P.S. This piece could be read as a companion piece to Gabriel’s brief and very informative analysis of the tent city movement in Israel. It’s not directly related and the two posts were thought up separately, but in some ways this is a commentary on his post – especially his fourth point. The comment being that if the tent-city protests are to develop into anything and fundamentally address the problems of Israel, Israelis need to get over their myopia about Palestinians.

June 20, 2011

Brian Haw brings a whole new meaning to Rest in Peace

Brian Haw died of lung cancer yesterday in Germany where he was being treated.

Here's the BBC:

Mr Haw, 62, set up a camp in London's Parliament Square in 2001 in protest against UK and US foreign policy.
In March 2011, a High Court ruling obtained by London's mayor forced him to move his camp on to the pavement.
In a statement posted on Mr Haw's website, his family said he had died on 18 June in Germany, where he had been receiving medical treatment.
They said Mr Haw, from Redditch, Worcestershire, passed away in his sleep in no pain.
A real fighter for peace.

June 06, 2011

Cross with Brian Haw

Brian Haw and some camp followers have hung in for a long time at Parliament Square to protest wars on Iraq, Afghanistan, in Palestine, now on Libya. Well, it's really a protest against war in general now. Many methods have been used to try to get rid of Brian Haw but now it looks like the end is nigh.

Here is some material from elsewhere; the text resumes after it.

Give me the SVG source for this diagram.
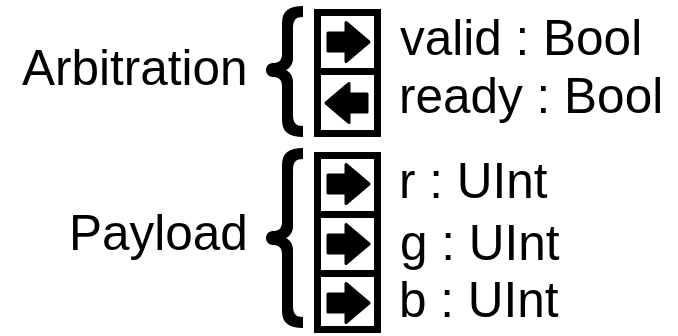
<svg xmlns="http://www.w3.org/2000/svg" width="678" height="336" viewBox="0 0 678 336">
<style>
.lbl{font-family:"Liberation Sans",Arial,sans-serif;font-size:49.5px;fill:#000}
.cell{fill:#fff;stroke:#000;stroke-width:7}
.brace{fill:#000}
.arr{fill:#000;stroke:#000;stroke-width:3;stroke-linejoin:round}
</style>
<defs>
<path id="arrow" class="arr" d="M -20 -9 L -2 -9 L -2 -19.5 L 21 0 L -2 19.5 L -2 9 L -20 9 Z"/>
</defs>
<rect width="678" height="336" fill="#fff"/>
<g id="arbitration">
<text class="lbl" x="22" y="85">Arbitration</text>
<path class="brace" d="M 303 6 L 303 17 C 296 17 293 20 293 28 L 293 58 C 293 64 290 68 286 70 C 290 72 293 76 293 82 L 293 115 C 293 123 296 126 303 126 L 303 137 C 289 137 282 132 282 120 L 282 86 C 282 79 278 77 273 77 C 269 77 266 74 266 70 C 266 66 269 63 273 63 C 278 63 282 61 282 54 L 282 23 C 282 11 289 6 303 6 Z"/>
</g>
<g id="valid">
<rect class="cell" x="317.5" y="12.5" width="60" height="59"/>
<use href="#arrow" transform="translate(348,42)"/>
<text class="lbl" x="400" y="55">valid : Bool</text>
</g>
<g id="ready">
<rect class="cell" x="317.5" y="71.5" width="60" height="62"/>
<use href="#arrow" transform="translate(347,103) scale(-1,1)"/>
<text class="lbl" x="399" y="113">ready : Bool</text>
</g>
<g id="payload">
<text class="lbl" x="69" y="250">Payload</text>
<path class="brace" d="M 303 148 L 303 159 C 296 159 293 162 293 170 L 293 226 C 293 232 290 236 286 238 C 290 240 293 244 293 250 L 293 306 C 293 314 296 317 303 317 L 303 328 C 289 328 282 323 282 311 L 282 254 C 282 247 278 245 273 245 C 269 245 266 242 266 238 C 266 234 269 231 273 231 C 278 231 282 229 282 222 L 282 165 C 282 153 289 148 303 148 Z"/>
</g>
<g id="r">
<rect class="cell" x="317.5" y="155.5" width="60" height="59"/>
<use href="#arrow" transform="translate(348,184)"/>
<text class="lbl" x="399" y="198">r : UInt</text>
</g>
<g id="g">
<rect class="cell" x="317.5" y="214.5" width="60" height="59"/>
<use href="#arrow" transform="translate(348,244)"/>
<text class="lbl" x="400" y="260">g : UInt</text>
</g>
<g id="b">
<rect class="cell" x="317.5" y="273.5" width="60" height="56"/>
<use href="#arrow" transform="translate(348,303)"/>
<text class="lbl" x="399" y="317">b : UInt</text>
</g>
<g id="connectors"/>
</svg>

Here's The Independent from a few days ago:
Brian Haw's anti-war protest camp has dominated Parliament Square for 10 years, cut off from curious pedestrians by the busy lanes of traffic that surround it.
Now Westminster City Council wants to change that by installing a pedestrian crossing. Although they claim their intention is merely to make it easier for Londoners and tourists to access the square, its creation is also likely to result in the eviction of Mr Haw and the protesters gathered around him.
In March, a High Court ruling obtained by the Mayor of London Boris Johnson forced Mr Haw to move his camp from the grass on the square to the pavement.
Now the council, which is responsible for the pavement, is seeking to repeal his right to sleep there too – by establishing that he and his fellow protesters are "proving an obstruction to the footway" and acting as a "hindrance" to pedestrians. Mr Haw, a carpenter from Worcestershire, set up his camp in 2001 and remained there until September last year, when he was flown to Germany to be treated for lung cancer.
Well now there are two letters protesting the move against the peace camp:
So it looks like a pedestrian crossing will spell the end for Brian Haw and his peace camp (report, 3 June)?
This is a great shame because, even for those not directly associated with his cause, the camp provides a important (and colourful) focus for our consciences in stark contrast to all-pervasive advertising which dominates the rest of London aggressively encouraging us to indulge in "the latest gadgets, cheap flights and various forms of fast food".
In my view, we could do well to have a little more "conscience" and a lot less "stuff". Indeed, Councillor Colin Barrow mentions, "We of course support the right to protest and will continue to do so [...]". If this is the case, why not lift the ban on protests within a half-mile radius of Parliament Square?
Alan Mitcham
Cologne, Germany
When I first visited London after moving back here from America, I was delighted by the sight of Brian Haw's protest camp in Parliament Square. What a lesson, for tourists from China or even America, in the tolerance that ornaments a free society.
How disillusioning to learn that our society, too, has set over itself humourless and narrow-minded repressors such as the Mayor of London and the Westminster council ("Pedestrian crossing may spell the end for Westminster peace camp", 3 June).
Guy Ottewell
Lyme Regis, Dorset
It's been a remarkable protest. Still it ain't over til it's over.